Similar to the previous except now the similarity matrix is effectively obtained by a good similarity function as defined by Balcan & Blum, 2006[1]. Again, we seek constant probability additive $\epsilon$ approximation of the similarity values. Now the lower bounds on $D$ should depend on the properties of the similarity functions. This result would be a more general result than the case for positive (semi) definite kernel functions.

These results would give a lower bound on the dimensionality of the space into which the points need to be embedded into to preserve the pairwise similarities $( |\langle z(x), z(y) \rangle - s(x,y)| < \epsilon )$.

Active learning-esque. More interesting is the following situation:

Consider the situation where there is no initial access to the $n \times n$ similarity matrix, but can be obtained from an oracle on query-by-query basis. This brings in an active learning flavor to the problem where you can ask the oracle for the similarity for any pair of choice for the set of $n$ objects.

The first question is that of existence -- is it possible to obtain constant probability $\epsilon$ approximation embedding with less than the total $n^2$ entries of the matrix?
If this is (somehow) possible (under restrictions), what is the relationship between the total number of queries required and the minimum number of dimensions required to embed the objects in and preserve the similarities as dot-products?

I am sure one of the authors of these following papers are already working on the problem and it would be interesting to read the results when they come out.

[1] M. F. Balcan and A. Blum, On a Theory of Learning with Similarity Functions, ICML 2006
[2] A. Rahimi and B. Recht, Random Features for Large Scale Kernel Machines, NIPS 2007
[3] P. Kar and P. Jain, Similarity-based Learning via Data driven Embeddings, NIPS 2011
[4] P. Kar and H. Karnick, Random Feature Maps for Dot-Product Kernels, AISTATS 2012

Thursday, September 20, 2012

GMM estimation with regularization

I was discussing the selection of the number of Gaussians $k$ in a Gaussian Mixture Model (GMM) with a colleague. Formally, the GMM is represented as: $$ f(x) = \sum_{i = 1}^k w_i f_i(x) $$ where $f(x)$ is the density estimate at $x$, $f_i(x) \sim \mathcal{N}(\mu_i, \sigma_i)$ is a Gaussian with mean $\mu_i$ and variance $\sigma_i$, and $w_i$ is the weight of the $i^{th}$ Gaussian and $\sum_i w_i = 1$.

Usual parametric estimation involves picking a $k$ and then finding the parameters by maximizing the likelihood $$\max_\theta L( \theta; x_1,\ldots, x_n)$$ over the data ($\theta = \{ w_i, \mu_i, \sigma_i \} $). There is no standard way used to pick $k$ to the best of my knowledge. The AIC and BIC can be used to choose the appropriate value of $k$.

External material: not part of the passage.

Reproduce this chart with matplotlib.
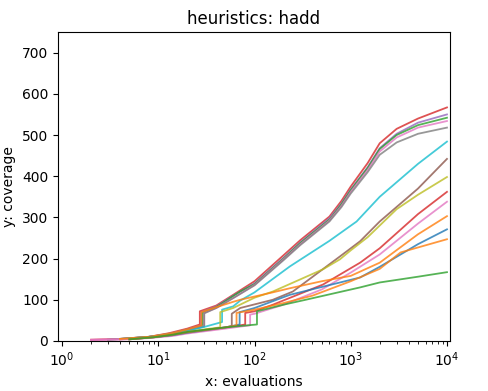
import matplotlib
matplotlib.use("Agg")
import matplotlib.pyplot as plt

# evaluations (x) and coverage (y), one list pair per run group
red_top_x = [2, 4, 8, 13, 20, 27, 27, 40, 60, 100, 200, 300, 600, 800, 1000, 1500, 2000, 3000, 5000, 10000]
red_top_y = [3, 5, 10, 19, 30, 40, 72, 86, 112, 145, 208, 245, 302, 340, 375, 432, 480, 515, 540, 567]

purple_top_x = [3, 5, 9, 14, 20, 28, 28, 40, 60, 100, 200, 300, 600, 800, 1000, 1500, 2000, 3000, 5000, 10000]
purple_top_y = [3, 6, 11, 19, 28, 38, 70, 84, 110, 140, 202, 240, 298, 334, 368, 422, 468, 503, 530, 550]

green_top_x = [3, 5, 9, 14, 20, 29, 29, 40, 71, 100, 200, 300, 610, 800, 1000, 1500, 2000, 3000, 5000, 10000]
green_top_y = [3, 6, 11, 18, 27, 36, 68, 82, 120, 138, 200, 238, 296, 332, 366, 420, 466, 500, 524, 542]

pink_top_x = [2, 4, 8, 13, 20, 30, 30, 40, 60, 100, 200, 300, 600, 800, 1000, 1500, 2000, 3000, 5000, 10000]
pink_top_y = [3, 5, 10, 17, 26, 36, 68, 80, 104, 136, 198, 235, 292, 328, 362, 415, 460, 494, 518, 534]

gray_top_x = [4, 8, 14, 20, 30, 30, 40, 60, 100, 200, 300, 600, 800, 1000, 1500, 2000, 3000, 5000, 10000]
gray_top_y = [5, 10, 18, 26, 35, 67, 80, 104, 135, 196, 233, 290, 325, 358, 410, 452, 482, 503, 518]

cyan_x = [4, 8, 14, 20, 30, 46, 46, 60, 71, 100, 233, 600, 1150, 2000, 5000, 10000]
cyan_y = [5, 10, 17, 24, 34, 46, 76, 84, 98, 118, 181, 243, 290, 350, 430, 484]

brown_x = [4, 8, 14, 20, 30, 50, 58, 58, 71, 155, 250, 770, 1250, 2000, 5000, 10000]
brown_y = [4, 9, 15, 21, 27, 33, 36, 66, 80, 100, 120, 205, 242, 290, 370, 442]

olive_x = [4, 8, 14, 20, 30, 44, 44, 60, 100, 155, 515, 770, 1000, 1500, 3000, 5000, 10000]
olive_y = [4, 9, 15, 22, 28, 33, 70, 80, 105, 120, 174, 198, 220, 252, 320, 355, 398]

red_low_x = [5, 9, 14, 20, 50, 80, 80, 100, 155, 515, 1250, 2000, 5000, 10000]
red_low_y = [4, 9, 14, 20, 32, 40, 68, 72, 88, 137, 190, 225, 308, 362]

pink_low_x = [2, 4, 8, 14, 20, 50, 90, 90, 100, 200, 500, 1000, 2000, 5000, 10000]
pink_low_y = [2, 3, 7, 12, 18, 30, 38, 64, 66, 88, 125, 166, 210, 285, 338]

orange_x = [4, 8, 14, 20, 28, 28, 40, 60, 71, 155, 233, 500, 1000, 2000, 5000, 10000]
orange_y = [5, 10, 19, 28, 38, 70, 82, 95, 100, 118, 128, 145, 158, 190, 259, 303]

blue_x = [5, 9, 14, 20, 50, 70, 70, 100, 233, 1250, 2000, 5000, 10000]
blue_y = [4, 9, 14, 20, 33, 40, 70, 80, 112, 154, 180, 235, 271]

orange_low_x = [5, 9, 14, 20, 50, 65, 65, 100, 200, 400, 1000, 2000, 3300, 10000]
orange_low_y = [4, 9, 15, 21, 33, 38, 68, 76, 92, 110, 145, 175, 215, 247]

green_low_x = [5, 9, 14, 20, 50, 106, 106, 200, 340, 1250, 2000, 5000, 10000]
green_low_y = [4, 9, 15, 22, 33, 40, 72, 88, 100, 130, 142, 156, 167]

series = [
    (red_top_x, red_top_y, "tab:red"),
    (purple_top_x, purple_top_y, "tab:purple"),
    (green_top_x, green_top_y, "tab:green"),
    (pink_top_x, pink_top_y, "tab:pink"),
    (gray_top_x, gray_top_y, "tab:gray"),
    (cyan_x, cyan_y, "tab:cyan"),
    (brown_x, brown_y, "tab:brown"),
    (olive_x, olive_y, "tab:olive"),
    (red_low_x, red_low_y, "tab:red"),
    (pink_low_x, pink_low_y, "tab:pink"),
    (orange_x, orange_y, "tab:orange"),
    (blue_x, blue_y, "tab:blue"),
    (orange_low_x, orange_low_y, "tab:orange"),
    (green_low_x, green_low_y, "tab:green"),
]

fig = plt.figure(figsize=(4.88, 3.91), dpi=100)
ax = fig.add_axes([0.119, 0.128, 0.803, 0.79])

for xs, ys, color in series:
    ax.plot(xs, ys, color=color, linewidth=1.3, alpha=0.8)

ax.set_xscale("log")
ax.set_xlim(10 ** -0.042, 10 ** 4.031)
ax.set_ylim(0, 750)
ax.set_yticks(range(0, 701, 100))
ax.set_xlabel("x: evaluations")
ax.set_ylabel("y: coverage")
ax.set_title("heuristics: hadd")

fig.savefig("out.png", dpi=100)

Moreover, I am sure there are methods in Bayesian nonparametrics that allow for automatic selection of $k$. I just need to read about that. The idea that I was discussing with my colleague involves using Sparse Additive Models -- consider starting with $k$ large (possibly very close to the total number of points $n$). But the GMM is actually an additive model. So it might be possible to automatically select $k$ by solving the following:
$$ \max_\theta L(\theta; x_1,\ldots, x_n) - \lambda \|\mathbf{w}\|_0 $$ where $\| \cdot \|_0$ is the $L_0$ norm. Remember that the $w_i$s still have to sum to $1$.

Given this formulation, I would like to know the following:

Has somebody already worked along this line and figured it out? There has been work on GMM estimation with sparsity assumptions, but the sparsity assumptions appear to be on the covariance matrix of the normal distribution.
Given this formulation, is it possible to say whether this formulation will actually recover the right $k$? Can there be any form of sparsitency results regarding this?
Is it possible to come up with a scalable algorithm to solve the $L_0$ regularized GMM? Exact solution might be hard unless we try all possible values of $k$ and see which one has the lowest objective. This is assuming that the EM algorithm (say that is what we use) reaches the global maximum. Some relaxations might be applied to obtain useful algorithms.

This automatic selection might also occur in robust parametric estimation where the model (in this case $k$) is misspecified. However, I am not sure how this would work. Robust estimation has the capability to fit the model on whatever data fits the model ignoring the rest of the data.

Tuesday, September 11, 2012

Of phases and magnitudes

I attended a really interesting talk today by Emmanuel Candes about phase recovery for X-Ray crystallography. While I will not discuss the problem, some thing he mentioned did stick to me. His (fairly believable) claim was that for any signal, the phase is way more important than the magnitude of the signal.

If you consider a signal as a complex number, it can be represented as: $r \cdot e^{i\varphi}$ where $r$ is the magnitude and $\varphi$ is the phase. For a complex number, intuitively, the phase determines the direction of the signal in the complex plane. If you think of an analogy for high dimensional (say $d$) data, the norm of any point $p \in \mathbb{R}^d$ can be represented by a single value $\left\| p \right\|$ (one dimension) while the direction requires a $d$-dimensional unit vector $\frac{p}{\| p \|}$.

So the norm requires a single dimension while the direction requires all $d$ dimensions (I think it might be possible to represent the direction with one less dimension). So here I can think of two questions:

Is there any formal analogy set up between magnitude and phase of signals to the norm and direction of $d$-dimensional points? This question might be stupid in itself
Are there any useful applications (real problems) where the magnitude (or equivalently the norm) is more if not as much important as the phase (or direction)?